**Listed records:**
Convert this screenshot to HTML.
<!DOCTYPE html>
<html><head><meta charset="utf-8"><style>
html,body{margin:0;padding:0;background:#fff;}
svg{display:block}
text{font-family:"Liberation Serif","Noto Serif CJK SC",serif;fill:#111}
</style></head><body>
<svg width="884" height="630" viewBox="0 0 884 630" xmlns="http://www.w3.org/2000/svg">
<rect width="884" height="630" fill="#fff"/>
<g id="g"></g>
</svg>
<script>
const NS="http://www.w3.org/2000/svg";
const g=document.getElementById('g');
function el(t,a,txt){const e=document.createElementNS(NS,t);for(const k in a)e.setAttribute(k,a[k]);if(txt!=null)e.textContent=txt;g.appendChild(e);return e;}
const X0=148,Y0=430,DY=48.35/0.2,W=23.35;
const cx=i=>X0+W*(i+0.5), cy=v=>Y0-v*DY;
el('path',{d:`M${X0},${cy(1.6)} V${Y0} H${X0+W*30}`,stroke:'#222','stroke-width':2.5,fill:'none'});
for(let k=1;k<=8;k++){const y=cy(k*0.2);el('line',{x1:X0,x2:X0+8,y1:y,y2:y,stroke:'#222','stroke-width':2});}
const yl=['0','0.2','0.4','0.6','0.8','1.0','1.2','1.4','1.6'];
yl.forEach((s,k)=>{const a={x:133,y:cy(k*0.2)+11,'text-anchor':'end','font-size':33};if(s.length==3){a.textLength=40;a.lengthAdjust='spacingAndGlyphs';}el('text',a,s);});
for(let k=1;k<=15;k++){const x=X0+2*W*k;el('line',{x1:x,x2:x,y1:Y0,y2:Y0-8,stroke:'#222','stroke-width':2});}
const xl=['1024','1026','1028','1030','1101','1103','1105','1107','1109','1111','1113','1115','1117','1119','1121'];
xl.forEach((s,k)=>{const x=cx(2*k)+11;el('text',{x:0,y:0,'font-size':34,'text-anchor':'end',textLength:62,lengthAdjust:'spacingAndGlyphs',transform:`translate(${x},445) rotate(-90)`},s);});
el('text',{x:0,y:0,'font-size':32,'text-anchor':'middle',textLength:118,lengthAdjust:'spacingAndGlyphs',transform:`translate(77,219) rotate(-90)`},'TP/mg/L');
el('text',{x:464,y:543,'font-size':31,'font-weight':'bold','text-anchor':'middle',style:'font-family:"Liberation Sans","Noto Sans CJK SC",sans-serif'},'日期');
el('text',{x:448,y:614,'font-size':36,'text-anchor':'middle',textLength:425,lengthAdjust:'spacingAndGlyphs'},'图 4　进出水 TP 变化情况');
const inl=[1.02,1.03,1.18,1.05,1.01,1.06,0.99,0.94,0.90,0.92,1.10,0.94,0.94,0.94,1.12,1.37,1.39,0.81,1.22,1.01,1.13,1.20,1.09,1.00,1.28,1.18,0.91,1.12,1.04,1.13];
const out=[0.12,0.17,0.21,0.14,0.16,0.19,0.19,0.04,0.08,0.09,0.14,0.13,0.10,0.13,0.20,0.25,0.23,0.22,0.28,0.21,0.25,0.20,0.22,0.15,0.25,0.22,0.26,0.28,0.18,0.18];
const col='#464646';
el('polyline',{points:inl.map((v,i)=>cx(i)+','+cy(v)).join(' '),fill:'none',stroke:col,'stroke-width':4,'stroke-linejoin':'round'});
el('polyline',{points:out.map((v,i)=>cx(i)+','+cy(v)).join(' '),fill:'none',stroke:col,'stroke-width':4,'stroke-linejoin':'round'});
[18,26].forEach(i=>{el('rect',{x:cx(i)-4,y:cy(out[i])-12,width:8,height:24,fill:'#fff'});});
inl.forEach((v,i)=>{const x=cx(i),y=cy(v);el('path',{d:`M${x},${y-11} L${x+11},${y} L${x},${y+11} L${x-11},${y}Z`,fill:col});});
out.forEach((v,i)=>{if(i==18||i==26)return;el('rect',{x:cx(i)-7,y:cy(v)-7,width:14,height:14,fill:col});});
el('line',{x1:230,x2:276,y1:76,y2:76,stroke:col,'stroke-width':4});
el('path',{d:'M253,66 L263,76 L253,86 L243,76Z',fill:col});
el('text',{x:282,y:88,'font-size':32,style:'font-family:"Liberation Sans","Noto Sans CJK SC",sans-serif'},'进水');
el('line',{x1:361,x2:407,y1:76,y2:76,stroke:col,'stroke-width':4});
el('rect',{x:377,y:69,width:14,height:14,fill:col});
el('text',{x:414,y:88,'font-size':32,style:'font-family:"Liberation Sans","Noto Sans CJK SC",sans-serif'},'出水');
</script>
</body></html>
==
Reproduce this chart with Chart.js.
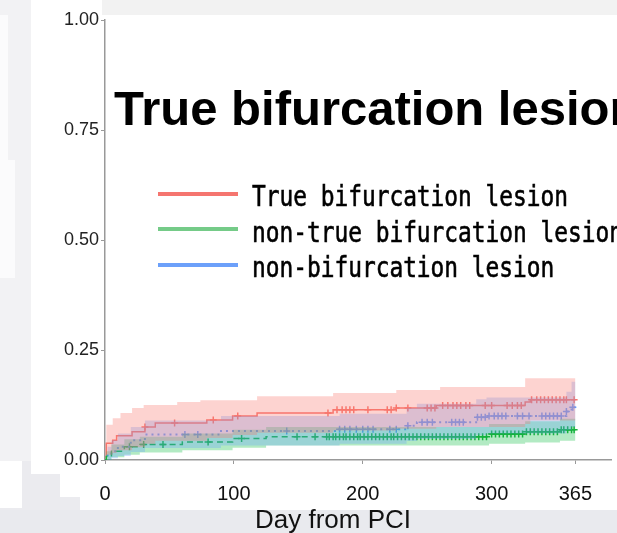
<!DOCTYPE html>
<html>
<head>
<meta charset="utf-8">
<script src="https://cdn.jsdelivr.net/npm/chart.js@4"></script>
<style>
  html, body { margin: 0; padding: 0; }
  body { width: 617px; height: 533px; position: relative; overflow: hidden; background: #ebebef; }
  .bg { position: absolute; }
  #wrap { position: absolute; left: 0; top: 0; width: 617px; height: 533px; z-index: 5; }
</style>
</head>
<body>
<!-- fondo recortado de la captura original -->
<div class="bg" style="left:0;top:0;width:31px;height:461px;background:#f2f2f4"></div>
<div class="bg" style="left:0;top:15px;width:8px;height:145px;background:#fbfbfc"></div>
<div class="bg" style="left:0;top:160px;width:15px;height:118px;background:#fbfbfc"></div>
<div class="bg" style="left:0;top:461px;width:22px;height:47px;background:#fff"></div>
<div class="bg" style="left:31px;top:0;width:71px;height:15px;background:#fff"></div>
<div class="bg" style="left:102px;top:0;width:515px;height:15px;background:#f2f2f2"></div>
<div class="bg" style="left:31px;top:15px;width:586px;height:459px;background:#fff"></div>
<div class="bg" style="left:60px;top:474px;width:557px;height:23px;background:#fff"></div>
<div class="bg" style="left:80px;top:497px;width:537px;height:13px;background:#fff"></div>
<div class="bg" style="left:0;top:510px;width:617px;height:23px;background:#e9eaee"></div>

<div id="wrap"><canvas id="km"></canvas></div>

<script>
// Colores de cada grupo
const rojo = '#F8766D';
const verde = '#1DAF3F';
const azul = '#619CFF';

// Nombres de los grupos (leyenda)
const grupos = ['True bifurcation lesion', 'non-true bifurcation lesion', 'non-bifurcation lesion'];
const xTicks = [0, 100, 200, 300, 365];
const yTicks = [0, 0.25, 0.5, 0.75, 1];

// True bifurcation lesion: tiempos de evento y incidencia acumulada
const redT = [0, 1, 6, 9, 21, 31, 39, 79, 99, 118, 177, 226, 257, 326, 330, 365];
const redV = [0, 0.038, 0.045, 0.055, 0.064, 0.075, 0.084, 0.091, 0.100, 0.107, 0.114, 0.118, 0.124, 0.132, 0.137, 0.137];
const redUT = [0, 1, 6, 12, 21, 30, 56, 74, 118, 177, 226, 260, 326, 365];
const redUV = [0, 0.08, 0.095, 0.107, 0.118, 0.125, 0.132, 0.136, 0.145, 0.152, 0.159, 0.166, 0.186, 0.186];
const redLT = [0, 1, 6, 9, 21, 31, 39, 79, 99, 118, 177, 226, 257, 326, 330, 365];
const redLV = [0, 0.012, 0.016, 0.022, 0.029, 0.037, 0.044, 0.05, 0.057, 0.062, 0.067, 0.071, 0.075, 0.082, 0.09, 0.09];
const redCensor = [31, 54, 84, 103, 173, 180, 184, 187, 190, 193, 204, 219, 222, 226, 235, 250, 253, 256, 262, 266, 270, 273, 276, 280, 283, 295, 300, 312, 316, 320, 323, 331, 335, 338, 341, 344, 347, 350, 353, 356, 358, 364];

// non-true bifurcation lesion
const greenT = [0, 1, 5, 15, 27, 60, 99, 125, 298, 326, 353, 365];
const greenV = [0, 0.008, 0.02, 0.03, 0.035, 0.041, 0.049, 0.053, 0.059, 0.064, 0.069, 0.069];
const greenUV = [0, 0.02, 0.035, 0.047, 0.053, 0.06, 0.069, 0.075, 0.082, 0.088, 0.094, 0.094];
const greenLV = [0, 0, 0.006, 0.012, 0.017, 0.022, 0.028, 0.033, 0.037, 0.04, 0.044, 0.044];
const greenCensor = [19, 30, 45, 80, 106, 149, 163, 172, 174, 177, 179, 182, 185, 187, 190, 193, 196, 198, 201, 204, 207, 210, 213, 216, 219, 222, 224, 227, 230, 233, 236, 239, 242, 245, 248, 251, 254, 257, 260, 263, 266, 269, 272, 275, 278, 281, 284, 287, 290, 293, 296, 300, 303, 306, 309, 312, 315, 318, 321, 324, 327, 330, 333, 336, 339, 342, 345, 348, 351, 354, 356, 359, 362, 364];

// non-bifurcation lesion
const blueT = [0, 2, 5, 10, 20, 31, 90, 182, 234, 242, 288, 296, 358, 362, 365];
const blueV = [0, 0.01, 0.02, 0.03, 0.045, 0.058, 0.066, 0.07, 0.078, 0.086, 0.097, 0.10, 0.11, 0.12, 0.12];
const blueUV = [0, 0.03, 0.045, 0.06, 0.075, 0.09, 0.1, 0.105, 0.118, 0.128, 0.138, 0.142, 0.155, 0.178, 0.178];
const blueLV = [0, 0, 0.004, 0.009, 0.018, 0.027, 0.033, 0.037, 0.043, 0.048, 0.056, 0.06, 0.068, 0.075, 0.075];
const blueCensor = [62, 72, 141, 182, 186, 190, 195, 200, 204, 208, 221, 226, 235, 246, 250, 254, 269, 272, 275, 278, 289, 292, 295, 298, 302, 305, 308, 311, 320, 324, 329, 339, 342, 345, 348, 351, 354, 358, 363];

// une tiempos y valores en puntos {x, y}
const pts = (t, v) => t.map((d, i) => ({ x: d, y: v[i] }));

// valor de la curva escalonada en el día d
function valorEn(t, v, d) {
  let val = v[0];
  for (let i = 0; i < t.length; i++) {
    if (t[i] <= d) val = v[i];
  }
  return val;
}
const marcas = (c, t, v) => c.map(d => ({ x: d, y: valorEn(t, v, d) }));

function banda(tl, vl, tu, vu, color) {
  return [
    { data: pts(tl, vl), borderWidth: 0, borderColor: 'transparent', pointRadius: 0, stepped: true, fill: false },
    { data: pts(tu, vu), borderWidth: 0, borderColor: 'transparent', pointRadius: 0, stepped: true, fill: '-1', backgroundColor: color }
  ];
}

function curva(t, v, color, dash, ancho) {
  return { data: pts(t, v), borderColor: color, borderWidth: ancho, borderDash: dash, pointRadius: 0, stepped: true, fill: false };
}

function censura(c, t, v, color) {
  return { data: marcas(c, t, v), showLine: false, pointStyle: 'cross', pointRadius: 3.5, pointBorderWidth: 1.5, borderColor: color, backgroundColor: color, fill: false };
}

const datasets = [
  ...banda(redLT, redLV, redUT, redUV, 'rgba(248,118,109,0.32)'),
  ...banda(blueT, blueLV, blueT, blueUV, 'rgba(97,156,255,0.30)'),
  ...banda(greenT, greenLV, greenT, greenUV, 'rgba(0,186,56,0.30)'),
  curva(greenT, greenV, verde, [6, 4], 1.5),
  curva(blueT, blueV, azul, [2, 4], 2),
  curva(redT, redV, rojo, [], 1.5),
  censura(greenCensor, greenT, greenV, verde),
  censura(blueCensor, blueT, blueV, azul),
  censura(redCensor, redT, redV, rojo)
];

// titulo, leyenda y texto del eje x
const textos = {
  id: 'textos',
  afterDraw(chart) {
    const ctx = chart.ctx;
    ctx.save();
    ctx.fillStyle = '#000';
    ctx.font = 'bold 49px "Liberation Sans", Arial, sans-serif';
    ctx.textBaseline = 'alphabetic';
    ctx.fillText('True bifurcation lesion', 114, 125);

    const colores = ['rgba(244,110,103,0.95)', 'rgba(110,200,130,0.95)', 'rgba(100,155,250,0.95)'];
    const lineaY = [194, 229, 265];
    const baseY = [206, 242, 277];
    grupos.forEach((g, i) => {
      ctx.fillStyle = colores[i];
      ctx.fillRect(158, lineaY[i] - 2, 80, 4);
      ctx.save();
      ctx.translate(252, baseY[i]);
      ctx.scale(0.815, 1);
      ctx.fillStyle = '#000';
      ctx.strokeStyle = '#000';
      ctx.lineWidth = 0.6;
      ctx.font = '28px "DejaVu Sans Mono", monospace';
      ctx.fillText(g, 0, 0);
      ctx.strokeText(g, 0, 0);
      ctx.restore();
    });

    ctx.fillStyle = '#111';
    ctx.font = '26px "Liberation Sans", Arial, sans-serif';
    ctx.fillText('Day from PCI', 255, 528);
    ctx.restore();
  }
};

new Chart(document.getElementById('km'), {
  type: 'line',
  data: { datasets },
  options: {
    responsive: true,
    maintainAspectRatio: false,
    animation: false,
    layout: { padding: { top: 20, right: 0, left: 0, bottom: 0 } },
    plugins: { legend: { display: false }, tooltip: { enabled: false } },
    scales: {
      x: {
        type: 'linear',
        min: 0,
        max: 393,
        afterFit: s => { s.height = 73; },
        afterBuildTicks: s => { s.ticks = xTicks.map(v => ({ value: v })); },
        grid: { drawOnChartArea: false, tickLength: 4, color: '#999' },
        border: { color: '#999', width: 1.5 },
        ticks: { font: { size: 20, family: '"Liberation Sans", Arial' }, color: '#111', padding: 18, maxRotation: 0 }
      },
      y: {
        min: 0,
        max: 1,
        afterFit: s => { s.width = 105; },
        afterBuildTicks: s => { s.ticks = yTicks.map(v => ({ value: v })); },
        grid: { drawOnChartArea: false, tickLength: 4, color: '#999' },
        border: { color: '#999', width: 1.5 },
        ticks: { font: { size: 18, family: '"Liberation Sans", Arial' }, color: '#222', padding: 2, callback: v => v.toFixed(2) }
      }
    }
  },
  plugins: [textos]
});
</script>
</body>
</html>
--
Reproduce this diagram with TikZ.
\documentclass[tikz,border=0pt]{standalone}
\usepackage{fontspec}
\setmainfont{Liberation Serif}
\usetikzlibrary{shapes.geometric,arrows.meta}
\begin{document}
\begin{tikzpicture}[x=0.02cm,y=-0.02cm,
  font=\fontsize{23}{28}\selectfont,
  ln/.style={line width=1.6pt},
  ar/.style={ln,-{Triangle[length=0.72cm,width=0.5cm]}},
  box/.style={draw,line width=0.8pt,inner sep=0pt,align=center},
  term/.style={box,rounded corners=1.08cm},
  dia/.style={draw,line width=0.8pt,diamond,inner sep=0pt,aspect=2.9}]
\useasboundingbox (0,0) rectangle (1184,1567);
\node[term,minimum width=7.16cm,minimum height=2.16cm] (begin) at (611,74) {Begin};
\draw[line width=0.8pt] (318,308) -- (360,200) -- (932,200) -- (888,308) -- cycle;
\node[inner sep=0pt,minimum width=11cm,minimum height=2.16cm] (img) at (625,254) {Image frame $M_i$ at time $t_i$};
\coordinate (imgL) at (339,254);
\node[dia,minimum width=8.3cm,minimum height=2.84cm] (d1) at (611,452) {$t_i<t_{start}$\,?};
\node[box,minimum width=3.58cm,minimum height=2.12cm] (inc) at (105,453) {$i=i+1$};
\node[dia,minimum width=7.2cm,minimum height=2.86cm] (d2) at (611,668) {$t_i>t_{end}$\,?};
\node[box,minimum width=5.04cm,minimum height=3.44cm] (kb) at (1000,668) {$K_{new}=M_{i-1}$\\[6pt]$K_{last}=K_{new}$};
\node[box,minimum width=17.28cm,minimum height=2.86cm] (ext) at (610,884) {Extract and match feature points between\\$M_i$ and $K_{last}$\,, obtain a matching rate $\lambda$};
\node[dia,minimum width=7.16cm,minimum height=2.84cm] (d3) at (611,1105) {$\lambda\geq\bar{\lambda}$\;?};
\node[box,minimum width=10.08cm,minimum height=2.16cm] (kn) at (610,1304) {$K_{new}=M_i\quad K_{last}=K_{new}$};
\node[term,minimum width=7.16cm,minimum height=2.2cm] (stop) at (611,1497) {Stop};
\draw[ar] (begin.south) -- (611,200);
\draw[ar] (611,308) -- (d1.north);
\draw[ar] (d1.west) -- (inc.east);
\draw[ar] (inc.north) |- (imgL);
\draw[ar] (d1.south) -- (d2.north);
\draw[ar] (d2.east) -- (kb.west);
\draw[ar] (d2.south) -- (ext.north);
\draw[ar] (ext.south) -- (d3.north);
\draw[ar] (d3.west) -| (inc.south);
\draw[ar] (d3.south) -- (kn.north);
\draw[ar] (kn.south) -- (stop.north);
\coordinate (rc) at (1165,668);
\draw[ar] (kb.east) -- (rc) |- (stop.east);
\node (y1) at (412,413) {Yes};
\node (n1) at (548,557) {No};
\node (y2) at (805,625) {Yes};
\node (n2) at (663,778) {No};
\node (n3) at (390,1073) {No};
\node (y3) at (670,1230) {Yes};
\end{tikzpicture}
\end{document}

**Aim:** Both the line containing "Reproduce this chart with Chart.js." and the line containing "const azul = '#619CFF';" belong in the copy, along with every line between them. Reproduce that stretch exactly, without the pictures.

**Answer to this problem:**
Reproduce this chart with Chart.js.
<!DOCTYPE html>
<html>
<head>
<meta charset="utf-8">
<script src="https://cdn.jsdelivr.net/npm/chart.js@4"></script>
<style>
  html, body { margin: 0; padding: 0; }
  body { width: 617px; height: 533px; position: relative; overflow: hidden; background: #ebebef; }
  .bg { position: absolute; }
  #wrap { position: absolute; left: 0; top: 0; width: 617px; height: 533px; z-index: 5; }
</style>
</head>
<body>
<!-- fondo recortado de la captura original -->
<div class="bg" style="left:0;top:0;width:31px;height:461px;background:#f2f2f4"></div>
<div class="bg" style="left:0;top:15px;width:8px;height:145px;background:#fbfbfc"></div>
<div class="bg" style="left:0;top:160px;width:15px;height:118px;background:#fbfbfc"></div>
<div class="bg" style="left:0;top:461px;width:22px;height:47px;background:#fff"></div>
<div class="bg" style="left:31px;top:0;width:71px;height:15px;background:#fff"></div>
<div class="bg" style="left:102px;top:0;width:515px;height:15px;background:#f2f2f2"></div>
<div class="bg" style="left:31px;top:15px;width:586px;height:459px;background:#fff"></div>
<div class="bg" style="left:60px;top:474px;width:557px;height:23px;background:#fff"></div>
<div class="bg" style="left:80px;top:497px;width:537px;height:13px;background:#fff"></div>
<div class="bg" style="left:0;top:510px;width:617px;height:23px;background:#e9eaee"></div>

<div id="wrap"><canvas id="km"></canvas></div>

<script>
// Colores de cada grupo
const rojo = '#F8766D';
const verde = '#1DAF3F';
const azul = '#619CFF';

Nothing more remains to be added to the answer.